Today’s guest blog comes from Mike Mason, Lilly's senior vice president of Connected Care and Insulins
Drug pricing – including for insulin – is top-of-mind for many people. It’s important to us, too. With the recent launch of Insulin Lispro Injection, the lower-priced version of our most commonly used insulin, Humalog U-100, Lilly has taken another step to help people facing high out-of-pocket costs. It’s the same medicine as our most commonly used insulin but with a 50 percent lower list price.
Insulin affordability is an example of why our health care system doesn’t always work. While 95 percent of people pay less than $95 per month for our most commonly prescribed insulin – and 43 percent pay $0 at the retail pharmacy – others struggle to afford the out-of-pocket costs required by their insurance plan.
Why is this?
We pay significant rebates so people will have low out-of-pocket costs on their insurance plans. Many employers prioritize using these rebates to keep premiums lower for their members rather than providing low out-of-pocket costs for insulin. As long as lower premiums are prioritized over affordable out-of-pocket costs for chronic medicines, the problem won’t go away.

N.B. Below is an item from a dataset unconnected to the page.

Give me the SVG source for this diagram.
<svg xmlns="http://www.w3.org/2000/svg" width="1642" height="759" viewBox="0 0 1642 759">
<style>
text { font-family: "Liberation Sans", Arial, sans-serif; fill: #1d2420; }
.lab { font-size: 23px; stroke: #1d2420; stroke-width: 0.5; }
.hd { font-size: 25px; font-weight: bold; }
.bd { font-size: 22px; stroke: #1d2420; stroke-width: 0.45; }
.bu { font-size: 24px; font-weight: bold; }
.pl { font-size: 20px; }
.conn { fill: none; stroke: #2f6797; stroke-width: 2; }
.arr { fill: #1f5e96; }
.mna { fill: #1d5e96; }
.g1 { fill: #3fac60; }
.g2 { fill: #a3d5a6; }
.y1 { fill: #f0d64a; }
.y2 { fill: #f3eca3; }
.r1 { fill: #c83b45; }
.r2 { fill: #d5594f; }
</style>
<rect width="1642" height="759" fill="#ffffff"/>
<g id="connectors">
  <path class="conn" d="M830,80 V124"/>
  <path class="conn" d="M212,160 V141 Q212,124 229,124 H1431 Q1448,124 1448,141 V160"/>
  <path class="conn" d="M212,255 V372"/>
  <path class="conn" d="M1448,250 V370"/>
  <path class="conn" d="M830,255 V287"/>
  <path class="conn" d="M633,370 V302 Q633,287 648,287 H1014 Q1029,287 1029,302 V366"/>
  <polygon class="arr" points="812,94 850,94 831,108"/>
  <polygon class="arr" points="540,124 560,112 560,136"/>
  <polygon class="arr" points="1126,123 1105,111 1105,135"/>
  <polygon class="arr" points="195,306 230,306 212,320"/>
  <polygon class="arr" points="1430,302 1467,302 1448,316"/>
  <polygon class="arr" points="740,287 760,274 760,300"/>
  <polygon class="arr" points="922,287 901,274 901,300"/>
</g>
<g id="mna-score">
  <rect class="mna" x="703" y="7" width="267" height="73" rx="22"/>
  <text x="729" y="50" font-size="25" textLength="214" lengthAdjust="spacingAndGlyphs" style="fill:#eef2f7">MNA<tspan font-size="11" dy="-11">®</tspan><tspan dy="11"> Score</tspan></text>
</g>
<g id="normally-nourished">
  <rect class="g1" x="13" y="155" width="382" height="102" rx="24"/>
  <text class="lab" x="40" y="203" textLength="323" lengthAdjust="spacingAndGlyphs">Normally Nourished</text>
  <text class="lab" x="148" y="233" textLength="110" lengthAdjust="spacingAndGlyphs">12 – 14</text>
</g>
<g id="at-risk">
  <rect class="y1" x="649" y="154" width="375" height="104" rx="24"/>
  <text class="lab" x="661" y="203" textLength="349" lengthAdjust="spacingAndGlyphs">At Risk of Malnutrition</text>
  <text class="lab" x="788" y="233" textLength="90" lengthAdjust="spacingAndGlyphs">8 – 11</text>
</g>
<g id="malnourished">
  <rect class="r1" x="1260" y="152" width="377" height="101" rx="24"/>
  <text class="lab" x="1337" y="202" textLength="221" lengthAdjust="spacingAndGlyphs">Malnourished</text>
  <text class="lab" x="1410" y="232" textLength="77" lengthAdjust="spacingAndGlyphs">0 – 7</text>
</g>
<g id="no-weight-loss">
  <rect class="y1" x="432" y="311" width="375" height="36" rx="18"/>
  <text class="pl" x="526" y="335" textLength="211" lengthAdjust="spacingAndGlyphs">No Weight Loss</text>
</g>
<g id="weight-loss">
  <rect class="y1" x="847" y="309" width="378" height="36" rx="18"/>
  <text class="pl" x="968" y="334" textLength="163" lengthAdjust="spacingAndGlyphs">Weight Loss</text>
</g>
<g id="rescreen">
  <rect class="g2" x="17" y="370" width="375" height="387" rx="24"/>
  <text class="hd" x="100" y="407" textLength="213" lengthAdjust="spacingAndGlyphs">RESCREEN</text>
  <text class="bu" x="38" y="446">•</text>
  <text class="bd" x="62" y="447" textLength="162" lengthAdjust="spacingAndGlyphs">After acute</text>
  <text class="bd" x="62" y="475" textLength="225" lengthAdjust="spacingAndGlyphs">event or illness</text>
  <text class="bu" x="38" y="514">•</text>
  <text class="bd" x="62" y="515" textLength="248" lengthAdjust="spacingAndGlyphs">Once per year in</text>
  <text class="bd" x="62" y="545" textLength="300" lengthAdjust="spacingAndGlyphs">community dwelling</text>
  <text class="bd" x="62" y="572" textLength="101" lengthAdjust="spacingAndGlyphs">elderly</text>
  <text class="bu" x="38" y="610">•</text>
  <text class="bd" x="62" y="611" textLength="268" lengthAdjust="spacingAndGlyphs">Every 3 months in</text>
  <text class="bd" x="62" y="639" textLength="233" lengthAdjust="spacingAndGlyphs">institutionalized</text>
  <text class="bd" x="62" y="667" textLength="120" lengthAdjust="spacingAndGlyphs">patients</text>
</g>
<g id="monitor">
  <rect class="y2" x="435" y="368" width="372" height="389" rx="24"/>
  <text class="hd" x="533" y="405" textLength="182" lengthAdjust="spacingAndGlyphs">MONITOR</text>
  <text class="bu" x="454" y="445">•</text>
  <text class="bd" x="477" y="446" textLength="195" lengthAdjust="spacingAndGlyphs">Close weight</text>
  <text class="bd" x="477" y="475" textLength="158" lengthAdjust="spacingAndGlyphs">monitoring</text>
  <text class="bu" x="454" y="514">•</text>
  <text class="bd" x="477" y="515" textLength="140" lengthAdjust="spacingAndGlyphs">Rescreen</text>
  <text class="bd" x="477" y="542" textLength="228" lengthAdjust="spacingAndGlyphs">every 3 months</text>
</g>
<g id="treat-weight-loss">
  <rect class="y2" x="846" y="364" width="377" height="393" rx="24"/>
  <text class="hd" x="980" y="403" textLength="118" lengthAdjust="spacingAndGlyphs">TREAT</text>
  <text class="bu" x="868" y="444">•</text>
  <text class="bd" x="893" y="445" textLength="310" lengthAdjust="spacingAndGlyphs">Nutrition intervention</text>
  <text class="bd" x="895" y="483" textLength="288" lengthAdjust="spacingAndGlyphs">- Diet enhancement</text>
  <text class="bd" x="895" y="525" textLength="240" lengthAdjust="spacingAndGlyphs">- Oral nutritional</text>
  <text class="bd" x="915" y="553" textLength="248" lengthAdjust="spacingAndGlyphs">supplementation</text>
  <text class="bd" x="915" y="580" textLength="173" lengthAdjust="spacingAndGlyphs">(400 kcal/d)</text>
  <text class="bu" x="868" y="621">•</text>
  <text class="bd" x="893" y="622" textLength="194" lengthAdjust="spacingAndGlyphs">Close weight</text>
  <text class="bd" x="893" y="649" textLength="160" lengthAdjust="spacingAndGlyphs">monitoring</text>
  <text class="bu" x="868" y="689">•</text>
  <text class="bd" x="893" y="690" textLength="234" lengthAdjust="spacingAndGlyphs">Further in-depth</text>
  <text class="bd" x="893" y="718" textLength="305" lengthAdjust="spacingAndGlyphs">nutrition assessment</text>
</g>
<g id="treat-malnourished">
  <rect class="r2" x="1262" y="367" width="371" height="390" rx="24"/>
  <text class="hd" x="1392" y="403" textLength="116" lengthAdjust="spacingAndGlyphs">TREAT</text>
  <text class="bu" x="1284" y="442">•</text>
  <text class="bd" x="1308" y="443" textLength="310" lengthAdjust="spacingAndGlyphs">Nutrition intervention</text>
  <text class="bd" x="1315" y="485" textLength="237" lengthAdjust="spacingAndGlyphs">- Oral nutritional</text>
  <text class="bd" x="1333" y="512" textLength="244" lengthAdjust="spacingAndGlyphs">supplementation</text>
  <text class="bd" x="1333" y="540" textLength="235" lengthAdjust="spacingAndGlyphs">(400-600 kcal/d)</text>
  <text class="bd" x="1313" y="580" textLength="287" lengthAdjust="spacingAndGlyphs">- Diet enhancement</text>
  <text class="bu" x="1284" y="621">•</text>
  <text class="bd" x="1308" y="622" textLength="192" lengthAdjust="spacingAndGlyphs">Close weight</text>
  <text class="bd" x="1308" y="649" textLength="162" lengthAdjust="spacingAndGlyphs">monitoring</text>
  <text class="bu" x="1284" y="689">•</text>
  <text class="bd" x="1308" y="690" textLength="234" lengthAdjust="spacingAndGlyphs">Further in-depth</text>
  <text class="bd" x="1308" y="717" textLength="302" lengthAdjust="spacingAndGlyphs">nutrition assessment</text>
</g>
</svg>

However, analyses by Milliman have shown that for high deductible health plans, exempting insulin from all patient cost sharing would reduce the average insulin users’ total annual out-of-pocket costs by $481, while increasing premiums for all members by 43 cents per member per month ($5.12 per year).
To counter market incentives in the health care system today, change in our current healthcare system is needed.
But as I mentioned in my recent testimony before Congress, no one entity can do this alone. It will require partnership among all stakeholders across the health care system. Lilly is committed to continuing our work with health plans, wholesalers, employers, and the government to find permanent solutions that will help people afford their medicines.
These solutions include new public policies that will drive sustained improvements in affordability and access for everyone using insulin. In addition to supporting exemptions from deductibles for insulin and other chronic medicines, we support rebate reform as proposed by the U.S. Department of Health and Human Services to allow rebates in public health plans only if they are shared with patients to cut their costs. Lilly also supports legislation that would cap out-of-pocket costs for people using Medicare Part D – which would provide a critical financial safeguard for patients, leading to better treatment adherence and improvements in overall health status.
Lilly will continue to innovate and invest in ways that provide critical medicines to people who need them. While we work together to identify more sustainable solutions, Insulin Lispro Injection is a bridge that addresses gaps in the current system.